Task goal
All lines from the beginning of the listing through the line with "0.373, 0.428, 0.549];" are to be copied word for word; the pictures are not.
###
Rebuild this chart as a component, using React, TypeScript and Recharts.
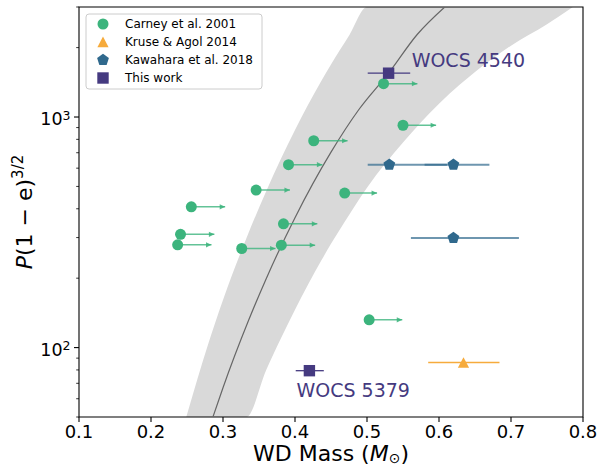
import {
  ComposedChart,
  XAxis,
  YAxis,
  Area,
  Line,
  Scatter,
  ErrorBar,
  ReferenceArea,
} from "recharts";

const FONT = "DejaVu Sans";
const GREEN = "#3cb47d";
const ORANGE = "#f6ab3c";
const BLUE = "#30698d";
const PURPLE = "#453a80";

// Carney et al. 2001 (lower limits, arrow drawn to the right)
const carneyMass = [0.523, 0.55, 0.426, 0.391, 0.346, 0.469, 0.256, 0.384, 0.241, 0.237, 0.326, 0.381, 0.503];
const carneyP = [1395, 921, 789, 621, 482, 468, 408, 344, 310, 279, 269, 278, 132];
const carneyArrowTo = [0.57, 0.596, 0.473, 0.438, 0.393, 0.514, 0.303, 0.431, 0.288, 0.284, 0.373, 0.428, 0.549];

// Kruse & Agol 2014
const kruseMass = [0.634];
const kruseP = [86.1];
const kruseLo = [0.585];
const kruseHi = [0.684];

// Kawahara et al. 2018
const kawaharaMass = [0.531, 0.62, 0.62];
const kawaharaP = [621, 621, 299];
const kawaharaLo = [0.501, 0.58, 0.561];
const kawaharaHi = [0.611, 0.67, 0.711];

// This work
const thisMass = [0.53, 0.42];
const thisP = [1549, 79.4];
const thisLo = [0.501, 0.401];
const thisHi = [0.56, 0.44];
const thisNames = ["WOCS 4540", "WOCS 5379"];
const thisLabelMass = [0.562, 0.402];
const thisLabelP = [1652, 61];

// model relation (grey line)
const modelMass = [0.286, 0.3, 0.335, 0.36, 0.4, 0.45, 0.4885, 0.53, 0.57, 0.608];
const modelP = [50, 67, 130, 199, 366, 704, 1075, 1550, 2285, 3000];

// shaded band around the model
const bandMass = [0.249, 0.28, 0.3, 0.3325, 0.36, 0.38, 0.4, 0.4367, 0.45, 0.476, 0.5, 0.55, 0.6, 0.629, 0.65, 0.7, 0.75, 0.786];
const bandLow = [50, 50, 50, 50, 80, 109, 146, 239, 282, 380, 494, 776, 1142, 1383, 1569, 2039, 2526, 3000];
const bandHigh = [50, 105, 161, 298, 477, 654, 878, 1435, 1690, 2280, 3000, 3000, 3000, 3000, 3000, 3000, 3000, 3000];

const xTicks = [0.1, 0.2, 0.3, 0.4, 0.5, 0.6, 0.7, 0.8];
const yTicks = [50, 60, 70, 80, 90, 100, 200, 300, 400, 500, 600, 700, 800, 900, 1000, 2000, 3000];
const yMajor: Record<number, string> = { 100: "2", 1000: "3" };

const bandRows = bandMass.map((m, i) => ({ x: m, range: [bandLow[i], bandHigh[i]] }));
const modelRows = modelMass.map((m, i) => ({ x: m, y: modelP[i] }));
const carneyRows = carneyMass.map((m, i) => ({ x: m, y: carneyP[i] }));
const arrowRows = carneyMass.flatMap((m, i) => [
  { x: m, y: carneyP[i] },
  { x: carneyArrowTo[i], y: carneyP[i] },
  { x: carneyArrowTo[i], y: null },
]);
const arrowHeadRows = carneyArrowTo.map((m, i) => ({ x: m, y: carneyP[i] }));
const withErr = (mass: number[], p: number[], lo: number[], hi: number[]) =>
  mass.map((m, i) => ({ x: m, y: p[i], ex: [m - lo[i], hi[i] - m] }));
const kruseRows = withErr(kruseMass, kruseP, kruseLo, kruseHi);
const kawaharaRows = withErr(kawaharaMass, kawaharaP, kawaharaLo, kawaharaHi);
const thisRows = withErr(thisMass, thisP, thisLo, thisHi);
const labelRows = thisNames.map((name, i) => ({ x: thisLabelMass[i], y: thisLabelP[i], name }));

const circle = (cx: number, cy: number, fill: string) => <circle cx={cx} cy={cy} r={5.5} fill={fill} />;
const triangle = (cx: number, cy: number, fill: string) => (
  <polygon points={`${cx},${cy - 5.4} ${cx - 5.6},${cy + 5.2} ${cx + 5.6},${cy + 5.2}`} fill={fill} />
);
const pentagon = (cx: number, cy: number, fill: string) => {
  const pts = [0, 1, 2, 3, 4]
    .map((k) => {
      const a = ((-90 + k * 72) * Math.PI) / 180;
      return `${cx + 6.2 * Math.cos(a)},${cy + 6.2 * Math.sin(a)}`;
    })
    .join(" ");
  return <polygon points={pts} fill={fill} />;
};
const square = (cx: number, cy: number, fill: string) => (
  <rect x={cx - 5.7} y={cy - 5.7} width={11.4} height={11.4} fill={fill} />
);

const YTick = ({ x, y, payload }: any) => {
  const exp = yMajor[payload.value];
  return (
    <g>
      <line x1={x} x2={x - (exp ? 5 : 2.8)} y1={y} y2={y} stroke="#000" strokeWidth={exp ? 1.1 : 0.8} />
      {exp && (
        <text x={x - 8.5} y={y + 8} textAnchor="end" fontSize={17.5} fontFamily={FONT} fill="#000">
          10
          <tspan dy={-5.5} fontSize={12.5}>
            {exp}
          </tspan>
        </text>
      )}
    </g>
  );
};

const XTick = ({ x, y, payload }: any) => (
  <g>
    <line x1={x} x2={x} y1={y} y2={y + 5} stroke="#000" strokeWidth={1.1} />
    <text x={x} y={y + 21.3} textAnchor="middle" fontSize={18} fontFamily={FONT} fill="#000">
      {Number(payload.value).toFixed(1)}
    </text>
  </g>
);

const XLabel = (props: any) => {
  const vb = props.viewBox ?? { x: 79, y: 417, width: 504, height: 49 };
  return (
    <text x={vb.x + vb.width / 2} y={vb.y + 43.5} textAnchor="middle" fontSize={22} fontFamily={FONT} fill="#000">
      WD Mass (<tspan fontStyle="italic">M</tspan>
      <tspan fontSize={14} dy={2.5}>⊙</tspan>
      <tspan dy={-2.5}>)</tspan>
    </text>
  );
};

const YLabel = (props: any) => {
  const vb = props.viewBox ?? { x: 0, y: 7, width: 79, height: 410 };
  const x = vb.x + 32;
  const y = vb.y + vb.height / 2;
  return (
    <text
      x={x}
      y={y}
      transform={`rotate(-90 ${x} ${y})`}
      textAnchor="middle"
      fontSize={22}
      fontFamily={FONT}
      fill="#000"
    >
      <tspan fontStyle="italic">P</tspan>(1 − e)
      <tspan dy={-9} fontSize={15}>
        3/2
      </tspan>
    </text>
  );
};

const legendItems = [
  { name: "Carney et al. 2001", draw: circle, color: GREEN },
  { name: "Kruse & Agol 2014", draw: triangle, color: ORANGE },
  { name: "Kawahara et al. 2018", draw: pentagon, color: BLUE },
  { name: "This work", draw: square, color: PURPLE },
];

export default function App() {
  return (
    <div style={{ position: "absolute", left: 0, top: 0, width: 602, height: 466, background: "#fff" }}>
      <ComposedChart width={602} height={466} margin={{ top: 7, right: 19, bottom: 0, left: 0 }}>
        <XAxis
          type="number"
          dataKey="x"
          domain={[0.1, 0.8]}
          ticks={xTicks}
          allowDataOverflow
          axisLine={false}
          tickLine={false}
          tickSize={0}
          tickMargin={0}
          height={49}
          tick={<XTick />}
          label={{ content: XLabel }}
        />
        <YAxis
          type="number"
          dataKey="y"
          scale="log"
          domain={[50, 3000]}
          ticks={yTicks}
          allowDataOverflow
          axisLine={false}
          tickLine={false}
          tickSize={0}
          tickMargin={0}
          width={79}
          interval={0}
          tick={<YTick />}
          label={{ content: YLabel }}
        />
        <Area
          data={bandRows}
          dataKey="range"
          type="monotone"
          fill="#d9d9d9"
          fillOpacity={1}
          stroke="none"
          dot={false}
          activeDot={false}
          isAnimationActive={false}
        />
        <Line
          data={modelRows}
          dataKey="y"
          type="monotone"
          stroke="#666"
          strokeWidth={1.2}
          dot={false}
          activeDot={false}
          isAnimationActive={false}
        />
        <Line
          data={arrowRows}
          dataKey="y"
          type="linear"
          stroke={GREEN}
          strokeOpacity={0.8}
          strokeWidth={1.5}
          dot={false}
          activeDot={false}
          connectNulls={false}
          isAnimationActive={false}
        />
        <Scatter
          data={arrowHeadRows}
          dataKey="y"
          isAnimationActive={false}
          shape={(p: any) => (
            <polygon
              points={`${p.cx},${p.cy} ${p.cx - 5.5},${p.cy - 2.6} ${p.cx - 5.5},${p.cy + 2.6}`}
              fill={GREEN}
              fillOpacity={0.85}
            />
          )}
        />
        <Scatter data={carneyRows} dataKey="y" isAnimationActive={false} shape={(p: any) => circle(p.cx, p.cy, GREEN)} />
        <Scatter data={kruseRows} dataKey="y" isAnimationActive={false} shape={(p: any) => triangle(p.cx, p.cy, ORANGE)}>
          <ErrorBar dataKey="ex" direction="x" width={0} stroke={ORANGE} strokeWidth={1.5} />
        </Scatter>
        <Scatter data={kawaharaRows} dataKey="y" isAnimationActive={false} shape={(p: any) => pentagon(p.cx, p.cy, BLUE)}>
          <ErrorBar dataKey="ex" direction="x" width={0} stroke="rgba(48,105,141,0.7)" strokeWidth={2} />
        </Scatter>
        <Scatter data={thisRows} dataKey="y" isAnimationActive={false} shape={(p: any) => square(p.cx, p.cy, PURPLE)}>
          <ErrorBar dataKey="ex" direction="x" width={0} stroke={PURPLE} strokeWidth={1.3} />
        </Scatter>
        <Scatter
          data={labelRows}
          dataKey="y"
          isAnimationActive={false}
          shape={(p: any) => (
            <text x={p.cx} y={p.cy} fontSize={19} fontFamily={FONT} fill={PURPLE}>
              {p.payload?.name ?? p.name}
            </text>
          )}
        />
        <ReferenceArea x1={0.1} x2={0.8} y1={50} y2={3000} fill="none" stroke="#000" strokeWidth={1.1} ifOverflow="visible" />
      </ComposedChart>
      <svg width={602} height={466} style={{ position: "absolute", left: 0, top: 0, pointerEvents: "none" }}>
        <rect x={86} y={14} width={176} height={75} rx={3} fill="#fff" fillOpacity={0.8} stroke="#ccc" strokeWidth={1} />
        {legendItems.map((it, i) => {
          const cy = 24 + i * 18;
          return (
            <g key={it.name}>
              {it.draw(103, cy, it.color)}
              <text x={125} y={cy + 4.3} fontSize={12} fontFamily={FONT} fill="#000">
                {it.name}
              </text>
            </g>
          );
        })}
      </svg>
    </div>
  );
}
###
Reply to the task
Rebuild this chart as a component, using React, TypeScript and Recharts.
import {
  ComposedChart,
  XAxis,
  YAxis,
  Area,
  Line,
  Scatter,
  ErrorBar,
  ReferenceArea,
} from "recharts";

const FONT = "DejaVu Sans";
const GREEN = "#3cb47d";
const ORANGE = "#f6ab3c";
const BLUE = "#30698d";
const PURPLE = "#453a80";

// Carney et al. 2001 (lower limits, arrow drawn to the right)
const carneyMass = [0.523, 0.55, 0.426, 0.391, 0.346, 0.469, 0.256, 0.384, 0.241, 0.237, 0.326, 0.381, 0.503];
const carneyP = [1395, 921, 789, 621, 482, 468, 408, 344, 310, 279, 269, 278, 132];
const carneyArrowTo = [0.57, 0.596, 0.473, 0.438, 0.393, 0.514, 0.303, 0.431, 0.288, 0.284, 0.373, 0.428, 0.549];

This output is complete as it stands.